- **WORK TO DO**:
Do not repeat pictures. Repeat exactly the lines of the listing below from its first line through the line with "furniture = [71.04, 66.28, 72.14, 72.2, 76.78]".

[Start]

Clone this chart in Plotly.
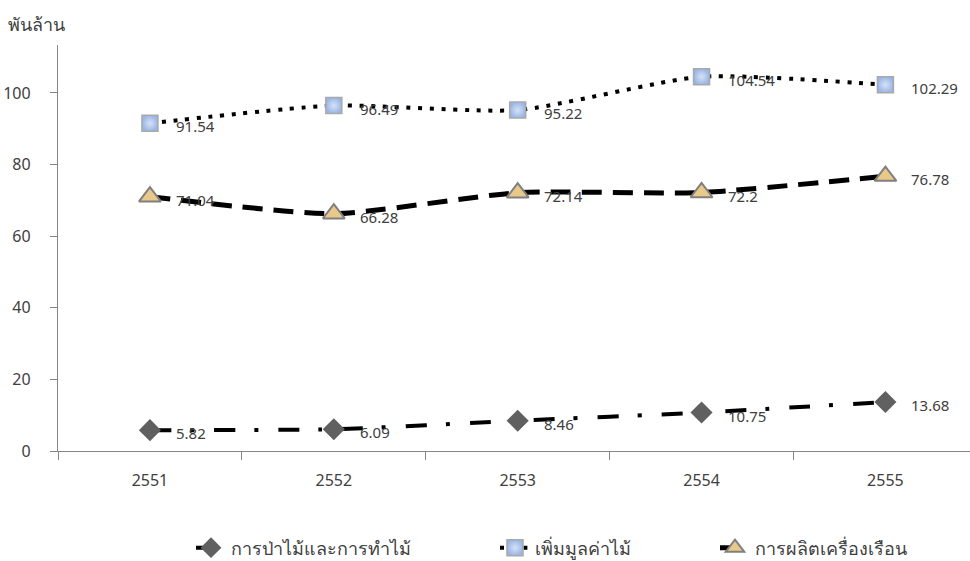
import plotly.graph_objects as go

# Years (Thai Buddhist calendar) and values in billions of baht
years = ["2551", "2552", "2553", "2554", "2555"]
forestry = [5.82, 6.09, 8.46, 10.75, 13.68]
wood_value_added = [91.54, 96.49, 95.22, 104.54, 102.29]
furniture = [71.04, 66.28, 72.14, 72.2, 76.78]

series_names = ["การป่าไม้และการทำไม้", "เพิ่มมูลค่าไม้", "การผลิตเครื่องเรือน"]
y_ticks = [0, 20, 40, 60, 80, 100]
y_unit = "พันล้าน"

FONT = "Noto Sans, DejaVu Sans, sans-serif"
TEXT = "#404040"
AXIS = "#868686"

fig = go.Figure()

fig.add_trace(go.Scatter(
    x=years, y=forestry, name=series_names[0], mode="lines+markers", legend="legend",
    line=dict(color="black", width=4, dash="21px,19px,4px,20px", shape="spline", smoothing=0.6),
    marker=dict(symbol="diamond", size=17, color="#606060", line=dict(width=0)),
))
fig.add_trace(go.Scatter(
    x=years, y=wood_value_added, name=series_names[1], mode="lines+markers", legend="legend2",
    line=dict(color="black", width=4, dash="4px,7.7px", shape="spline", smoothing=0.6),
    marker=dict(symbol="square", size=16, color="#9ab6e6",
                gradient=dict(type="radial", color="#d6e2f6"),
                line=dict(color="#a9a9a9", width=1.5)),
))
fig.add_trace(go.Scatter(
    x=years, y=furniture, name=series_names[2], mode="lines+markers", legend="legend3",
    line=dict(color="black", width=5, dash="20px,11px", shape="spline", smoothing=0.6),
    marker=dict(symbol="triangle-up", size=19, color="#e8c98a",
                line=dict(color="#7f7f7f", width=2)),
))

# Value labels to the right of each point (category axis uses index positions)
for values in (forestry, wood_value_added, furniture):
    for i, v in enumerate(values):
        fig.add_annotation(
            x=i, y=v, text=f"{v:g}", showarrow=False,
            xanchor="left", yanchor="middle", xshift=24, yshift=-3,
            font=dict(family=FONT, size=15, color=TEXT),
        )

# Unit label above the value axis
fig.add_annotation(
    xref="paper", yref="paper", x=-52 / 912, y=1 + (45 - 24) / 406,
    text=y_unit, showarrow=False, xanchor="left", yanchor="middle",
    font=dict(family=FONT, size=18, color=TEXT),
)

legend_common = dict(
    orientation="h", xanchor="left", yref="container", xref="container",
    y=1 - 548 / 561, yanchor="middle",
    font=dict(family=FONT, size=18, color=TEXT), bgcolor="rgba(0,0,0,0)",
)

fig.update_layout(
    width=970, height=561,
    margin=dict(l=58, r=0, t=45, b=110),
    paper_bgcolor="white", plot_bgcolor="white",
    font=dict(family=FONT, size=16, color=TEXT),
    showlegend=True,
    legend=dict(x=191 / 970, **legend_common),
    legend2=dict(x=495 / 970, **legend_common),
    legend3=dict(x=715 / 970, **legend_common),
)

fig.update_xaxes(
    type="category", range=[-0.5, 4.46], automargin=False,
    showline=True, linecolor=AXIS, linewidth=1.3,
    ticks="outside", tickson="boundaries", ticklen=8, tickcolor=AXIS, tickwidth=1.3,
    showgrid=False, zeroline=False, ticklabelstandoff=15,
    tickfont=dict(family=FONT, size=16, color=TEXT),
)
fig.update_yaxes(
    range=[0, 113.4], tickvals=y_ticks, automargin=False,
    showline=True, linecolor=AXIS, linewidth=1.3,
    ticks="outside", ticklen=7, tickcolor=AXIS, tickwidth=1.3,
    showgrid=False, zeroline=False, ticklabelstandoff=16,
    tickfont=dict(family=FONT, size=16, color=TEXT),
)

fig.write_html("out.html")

[End]

- **WRITTEN ANSWER**:
Clone this chart in Plotly.
import plotly.graph_objects as go

# Years (Thai Buddhist calendar) and values in billions of baht
years = ["2551", "2552", "2553", "2554", "2555"]
forestry = [5.82, 6.09, 8.46, 10.75, 13.68]
wood_value_added = [91.54, 96.49, 95.22, 104.54, 102.29]
furniture = [71.04, 66.28, 72.14, 72.2, 76.78]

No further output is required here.